# RECORDS FOR THE TASK start

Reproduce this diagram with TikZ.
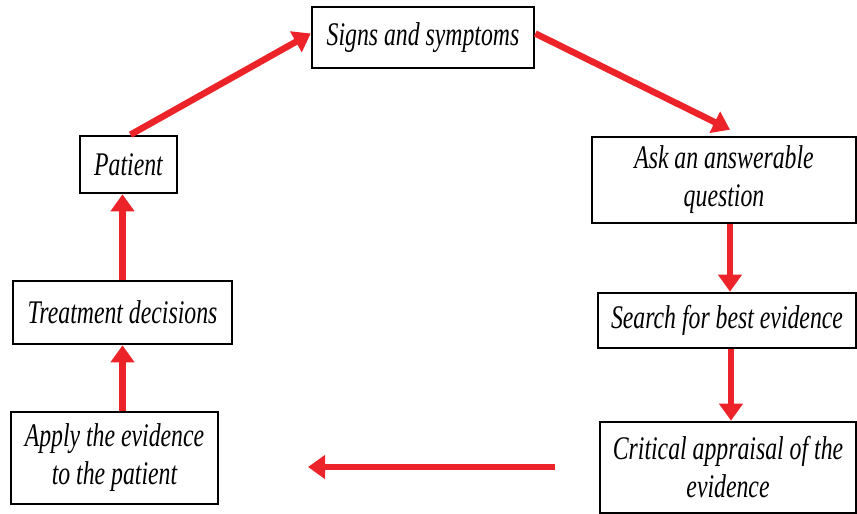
\documentclass[tikz,border=0pt]{standalone}
\usepackage{fontspec}
\usepackage{tikz}
\usetikzlibrary{arrows.meta,positioning}
\newfontfamily\boxfont[FakeStretch=0.72]{Liberation Serif}
\definecolor{flowred}{RGB}{236,36,42}
\tikzstyle{stepbox}=[draw=black,line width=2.6pt,rectangle,align=center,inner sep=0pt,font=\boxfont\itshape\fontsize{33}{38}\selectfont]
\tikzstyle{flow}=[color=flowred,line width=6.5pt,-{Triangle[length=17pt,width=23pt]}]

\begin{document}
\begin{tikzpicture}[x=1pt,y=1pt]
	\useasboundingbox (0,0) rectangle (857,514);

	\node[stepbox,minimum width=222pt,minimum height=61pt]	(sig)	at (423,476.5)	{Signs and symptoms};
	\node[stepbox,minimum width=97pt,minimum height=57pt]	(pat)	at (128.5,349.5)	{Patient};
	\node[stepbox,minimum width=264pt,minimum height=86pt]	(ask)	at (724,334)	{Ask an answerable\\question};
	\node[stepbox,minimum width=219pt,minimum height=63pt]	(treat)	at (122.5,201.5)	{Treatment decisions};
	\node[stepbox,minimum width=258pt,minimum height=55pt]	(search)	at (727,193.5)	{Search for best evidence};
	\node[stepbox,minimum width=256pt,minimum height=91pt]	(crit)	at (728,46.5)	{Critical appraisal of the\\evidence};
	\node[stepbox,minimum width=207pt,minimum height=92pt]	(apply)	at (114.5,56)	{Apply the evidence\\to the patient};

	\coordinate (gapR) at (555,47);
	\coordinate (gapL) at (308,47);

	\draw[flow] ([xshift=2pt]pat.north) -- ([yshift=4pt]sig.west);
	\draw[flow] ([yshift=4pt]sig.east) -- ([xshift=6pt,yshift=6pt]ask.north);
	\draw[flow] ([xshift=6pt]ask.south) -- ([xshift=6pt]ask.south |- search.north);
	\draw[flow] ([xshift=4pt]search.south) -- ([xshift=4pt]search.south |- crit.north);
	\draw[flow] (gapR) -- (gapL);
	\draw[flow] (treat.south |- apply.north) -- (treat.south);
	\draw[flow] (treat.north) -- (treat.north |- pat.south);
\end{tikzpicture}
\end{document}
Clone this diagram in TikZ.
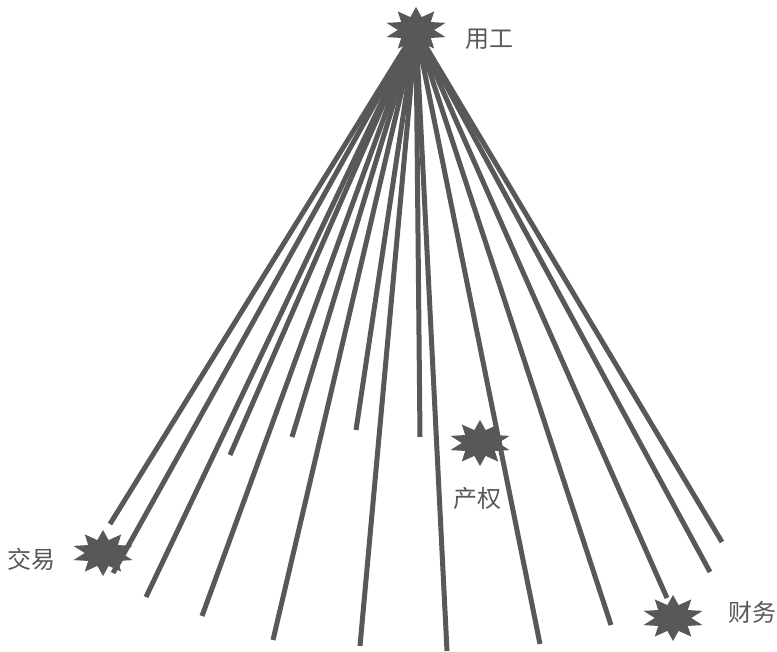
\documentclass[tikz,border=0pt]{standalone}
\usepackage{fontspec}
\newfontfamily\cjk{Noto Sans CJK SC}
\usetikzlibrary{shapes.geometric}
\definecolor{fangray}{RGB}{88,88,88}
\begin{document}
\begin{tikzpicture}[x=1pt,y=-1pt,
    burst/.style={star,star points=10,star point ratio=1.7,fill=fangray,
        draw=none,minimum size=46pt,inner sep=0pt,xscale=1.35},
    tag/.style={font=\cjk\fontsize{24}{24}\selectfont,text=fangray}]
    \useasboundingbox (0,0) rectangle (777,652);

    \node[burst] (yg) at (416,30) {};
    \node[burst] (cq) at (480,443) {};
    \node[burst] (jy) at (103,553) {};
    \node[burst] (cw) at (673,618) {};

    \node[tag] (ygl) at (489,39) {用工};
    \node[tag] (cql) at (477,498) {产权};
    \node[tag] (jyl) at (31,559) {交易};
    \node[tag] (cwl) at (752,612) {财务};

    \foreach \ex/\ey [count=\i] in {110/524,113/573,146/597,202/616,273/640,
        360/646,447/651,540/644,611/625,667/598,710/572,722/542,
        230/455,292/437,356/430,420/437} {
        \coordinate (end\i) at (\ex,\ey);
        \draw[fangray,line width=5pt] (yg.center) -- (end\i);
    }
\end{tikzpicture}
\end{document}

# RECORDS FOR THE TASK end

● **EXERCISE**:
Reproduce each line from the records that contains the word "this".

● **WRITTEN ANSWER**:
Reproduce this diagram with TikZ.
Clone this diagram in TikZ.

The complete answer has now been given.